**Short task**:
Collect every line that includes the string "this".

**Raw data**:
┄┄┄┄┄┄┄┄┄┄┄┄┄┄┄┄┄┄┄┄

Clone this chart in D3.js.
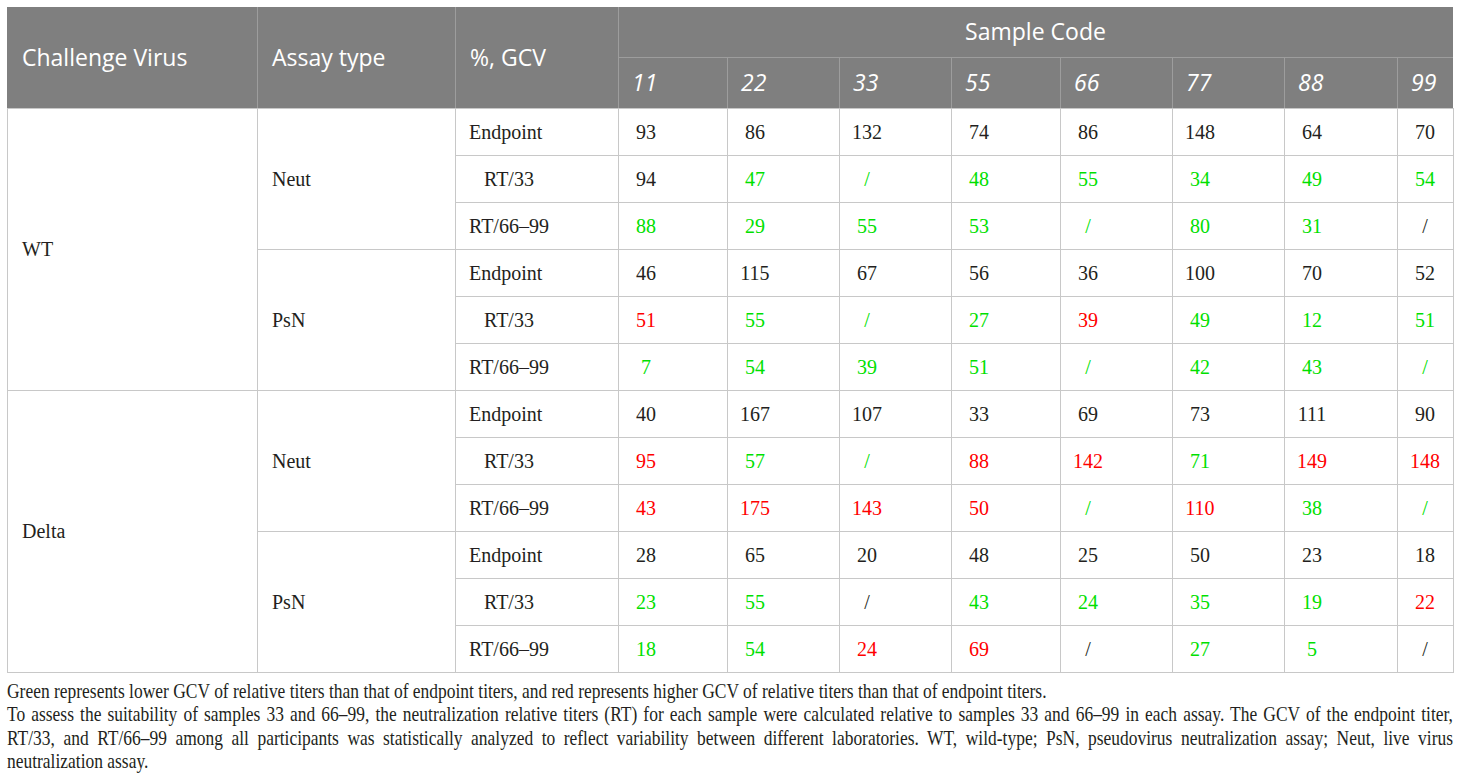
<!DOCTYPE html>
<html>
<head>
<meta charset="utf-8">
<script src="https://cdn.jsdelivr.net/npm/d3@7"></script>
<style>
  html, body { margin: 0; padding: 0; background: #fff; }
  svg { display: block; }
</style>
</head>
<body>
<script>
// ── Table data ────────────────────────────────────────────────────────────
const sampleCodes = ["11", "22", "33", "55", "66", "77", "88", "99"];
const viruses  = ["WT", "Delta"];
const assays   = ["Neut", "PsN"];
const measures = ["Endpoint", "RT/33", "RT/66–99"];

// %GCV per row (virus × assay × measure), one entry per sample code
const gcvValues = [
  ["93", "86", "132", "74", "86", "148", "64", "70"],
  ["94", "47", "/",   "48", "55", "34",  "49", "54"],
  ["88", "29", "55",  "53", "/",  "80",  "31", "/"],
  ["46", "115", "67", "56", "36", "100", "70", "52"],
  ["51", "55", "/",   "27", "39", "49",  "12", "51"],
  ["7",  "54", "39",  "51", "/",  "42",  "43", "/"],
  ["40", "167", "107", "33", "69", "73", "111", "90"],
  ["95", "57", "/",   "88", "142", "71", "149", "148"],
  ["43", "175", "143", "50", "/", "110", "38", "/"],
  ["28", "65", "20",  "48", "25", "50",  "23", "18"],
  ["23", "55", "/",   "43", "24", "35",  "19", "22"],
  ["18", "54", "24",  "69", "/",  "27",  "5",  "/"]
];
// k = plain, g = lower GCV than endpoint, r = higher GCV than endpoint
const gcvFlags = [
  ["k", "k", "k", "k", "k", "k", "k", "k"],
  ["k", "g", "g", "g", "g", "g", "g", "g"],
  ["g", "g", "g", "g", "g", "g", "g", "k"],
  ["k", "k", "k", "k", "k", "k", "k", "k"],
  ["r", "g", "g", "g", "r", "g", "g", "g"],
  ["g", "g", "g", "g", "g", "g", "g", "g"],
  ["k", "k", "k", "k", "k", "k", "k", "k"],
  ["r", "g", "g", "r", "r", "g", "r", "r"],
  ["r", "r", "r", "r", "g", "r", "g", "g"],
  ["k", "k", "k", "k", "k", "k", "k", "k"],
  ["g", "g", "k", "g", "g", "g", "g", "r"],
  ["g", "g", "r", "r", "k", "g", "g", "k"]
];

const footnoteLines = [
  "Green represents lower GCV of relative titers than that of endpoint titers, and red represents higher GCV of relative titers than that of endpoint titers.",
  "To assess the suitability of samples 33 and 66–99, the neutralization relative titers (RT) for each sample were calculated relative to samples 33 and 66–99 in each assay. The GCV of the endpoint titer,",
  "RT/33, and RT/66–99 among all participants was statistically analyzed to reflect variability between different laboratories. WT, wild-type; PsN, pseudovirus neutralization assay; Neut, live virus",
  "neutralization assay."
];

// ── Layout ────────────────────────────────────────────────────────────────
const W = 1460, H = 781;
const colW  = [250, 198, 163, 109, 112, 112, 109, 112, 112, 113, 56];
const edges = Array.from(d3.cumsum([7, ...colW]));   // 12 x-edges
const LEFT = edges[0], RIGHT = edges[edges.length - 1];
const TOP = 7, HEAD_MID = 57, HEAD_BOT = 108, BODY_BOT = 672;

const SANS  = "'Open Sans', 'Noto Sans', sans-serif";
const SERIF = "'Liberation Serif', 'Times New Roman', serif";
const colour = { k: "#231f20", g: "#00e000", r: "#ff0000" };
const HEAD_BG = "#7f7f7f", HEAD_LINE = "#9d9d9d", GRID = "#c8c8c8";

const nRows = viruses.length * assays.length * measures.length;
const y = d3.scaleBand().domain(d3.range(nRows)).range([HEAD_BOT, BODY_BOT]);
const xSample = d3.scaleOrdinal().domain(sampleCodes).range(edges.slice(3, 11));
const wSample = d3.scaleOrdinal().domain(sampleCodes).range(colW.slice(3));

const svg = d3.select("body").append("svg")
  .attr("width", W).attr("height", H)
  .attr("viewBox", `0 0 ${W} ${H}`);

svg.append("rect").attr("width", W).attr("height", H).attr("fill", "#fff");

// ── Header ────────────────────────────────────────────────────────────────
const head = svg.append("g").attr("class", "head");
head.append("rect")
  .attr("x", LEFT).attr("y", TOP)
  .attr("width", RIGHT - LEFT).attr("height", HEAD_BOT - TOP)
  .attr("fill", HEAD_BG);

// header rules
head.selectAll("line.hv")
  .data(edges.slice(1, 4))
  .join("line").attr("class", "hv")
  .attr("x1", d => d + 0.5).attr("x2", d => d + 0.5)
  .attr("y1", TOP).attr("y2", HEAD_BOT)
  .attr("stroke", HEAD_LINE);
head.append("line")
  .attr("x1", edges[3]).attr("x2", RIGHT)
  .attr("y1", HEAD_MID + 0.5).attr("y2", HEAD_MID + 0.5)
  .attr("stroke", HEAD_LINE);
head.selectAll("line.hs")
  .data(sampleCodes.slice(1))
  .join("line").attr("class", "hs")
  .attr("x1", d => xSample(d) + 0.5).attr("x2", d => xSample(d) + 0.5)
  .attr("y1", HEAD_MID).attr("y2", HEAD_BOT)
  .attr("stroke", HEAD_LINE);

const headCols = ["Challenge Virus", "Assay type", "%, GCV"];
head.selectAll("text.hc")
  .data(headCols)
  .join("text").attr("class", "hc")
  .attr("x", (d, i) => edges[i] + 15)
  .attr("y", (TOP + HEAD_BOT) / 2 + 8)
  .attr("font-family", SANS).attr("font-size", 23)
  .attr("fill", "#fff")
  .text(d => d);

head.append("text")
  .attr("x", (edges[3] + RIGHT) / 2)
  .attr("y", (TOP + HEAD_MID) / 2 + 8)
  .attr("text-anchor", "middle")
  .attr("font-family", SANS).attr("font-size", 23)
  .attr("fill", "#fff")
  .text("Sample Code");

head.selectAll("text.code")
  .data(sampleCodes)
  .join("text").attr("class", "code")
  .attr("x", d => xSample(d) + 14)
  .attr("y", (HEAD_MID + HEAD_BOT) / 2 + 8)
  .attr("font-family", SANS).attr("font-size", 23)
  .attr("font-style", "italic")
  .attr("fill", "#fff")
  .text(d => d);

// ── Body grid ─────────────────────────────────────────────────────────────
const body = svg.append("g").attr("class", "body");
const bw = y.bandwidth();
const perVirus = assays.length * measures.length;

// merged virus cells
body.selectAll("rect.vir")
  .data(viruses)
  .join("rect").attr("class", "vir")
  .attr("x", LEFT + 0.5).attr("y", (d, i) => y(i * perVirus) + 0.5)
  .attr("width", colW[0]).attr("height", bw * perVirus)
  .attr("fill", "none").attr("stroke", GRID);

// merged assay cells
const assayCells = viruses.flatMap((v, i) => assays.map((a, j) => ({ label: a, row: i * perVirus + j * measures.length })));
body.selectAll("rect.assay")
  .data(assayCells)
  .join("rect").attr("class", "assay")
  .attr("x", edges[1] + 0.5).attr("y", d => y(d.row) + 0.5)
  .attr("width", colW[1]).attr("height", bw * measures.length)
  .attr("fill", "none").attr("stroke", GRID);

// measure + value cells
const rowCells = d3.range(nRows).map(r => ({ row: r, measure: measures[r % measures.length] }));
body.selectAll("rect.meas")
  .data(rowCells)
  .join("rect").attr("class", "meas")
  .attr("x", edges[2] + 0.5).attr("y", d => y(d.row) + 0.5)
  .attr("width", colW[2]).attr("height", bw)
  .attr("fill", "none").attr("stroke", GRID);

const valueCells = gcvValues.flatMap((vals, r) => vals.map((v, c) => ({
  row: r, code: sampleCodes[c], text: v, flag: gcvFlags[r][c]
})));
body.selectAll("rect.val")
  .data(valueCells)
  .join("rect").attr("class", "val")
  .attr("x", d => xSample(d.code) + 0.5).attr("y", d => y(d.row) + 0.5)
  .attr("width", d => wSample(d.code)).attr("height", bw)
  .attr("fill", "none").attr("stroke", GRID);

// ── Body text ─────────────────────────────────────────────────────────────
const TXT_DY = 7;
body.selectAll("text.vir")
  .data(viruses)
  .join("text").attr("class", "vir")
  .attr("x", LEFT + 15)
  .attr("y", (d, i) => y(i * perVirus) + bw * perVirus / 2 + TXT_DY)
  .attr("font-family", SERIF).attr("font-size", 20)
  .attr("fill", colour.k)
  .text(d => d);

body.selectAll("text.assay")
  .data(assayCells)
  .join("text").attr("class", "assay")
  .attr("x", edges[1] + 15)
  .attr("y", d => y(d.row) + bw * measures.length / 2 + TXT_DY)
  .attr("font-family", SERIF).attr("font-size", 20)
  .attr("fill", colour.k)
  .text(d => d.label);

body.selectAll("text.meas")
  .data(rowCells)
  .join("text").attr("class", "meas")
  .attr("x", d => edges[2] + (d.measure === "RT/33" ? 29 : 14))
  .attr("y", d => y(d.row) + bw / 2 + TXT_DY)
  .attr("font-family", SERIF).attr("font-size", 20)
  .attr("fill", colour.k)
  .text(d => d.measure);

body.selectAll("text.val")
  .data(valueCells)
  .join("text").attr("class", "val")
  .attr("x", d => xSample(d.code) + 28)
  .attr("y", d => y(d.row) + bw / 2 + TXT_DY)
  .attr("text-anchor", "middle")
  .attr("font-family", SERIF).attr("font-size", 20)
  .attr("fill", d => colour[d.flag])
  .text(d => d.text);

// ── Footnote ──────────────────────────────────────────────────────────────
const FN_SIZE = 20, FN_LINE = 23.5, FN_BASE = 698;
const LINE1_W = 1040;
const foot = svg.append("g").attr("class", "foot");
const fnText = foot.selectAll("text")
  .data(footnoteLines)
  .join("text")
  .attr("x", 0)
  .attr("y", (d, i) => FN_BASE + i * FN_LINE)
  .attr("font-family", SERIF).attr("font-size", FN_SIZE)
  .attr("fill", colour.k)
  .text(d => d);

// Condense to match the original face, then justify the middle lines
const sx = LINE1_W / fnText.nodes()[0].getComputedTextLength();
foot.attr("transform", `translate(${LEFT},0) scale(${sx},1)`);
fnText.each(function (d, i) {
  if (i === 0 || i === footnoteLines.length - 1) return;
  const natural = this.getComputedTextLength();
  const gaps = (d.match(/ /g) || []).length;
  const extra = ((RIGHT - LEFT) / sx - natural) / gaps;
  d3.select(this).style("word-spacing", extra + "px");
});
</script>
</body>
</html>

┄┄┄┄┄┄┄┄┄┄┄┄┄┄┄┄┄┄┄┄

**In response**:
Clone this chart in D3.js.
  const natural = this.getComputedTextLength();
  d3.select(this).style("word-spacing", extra + "px");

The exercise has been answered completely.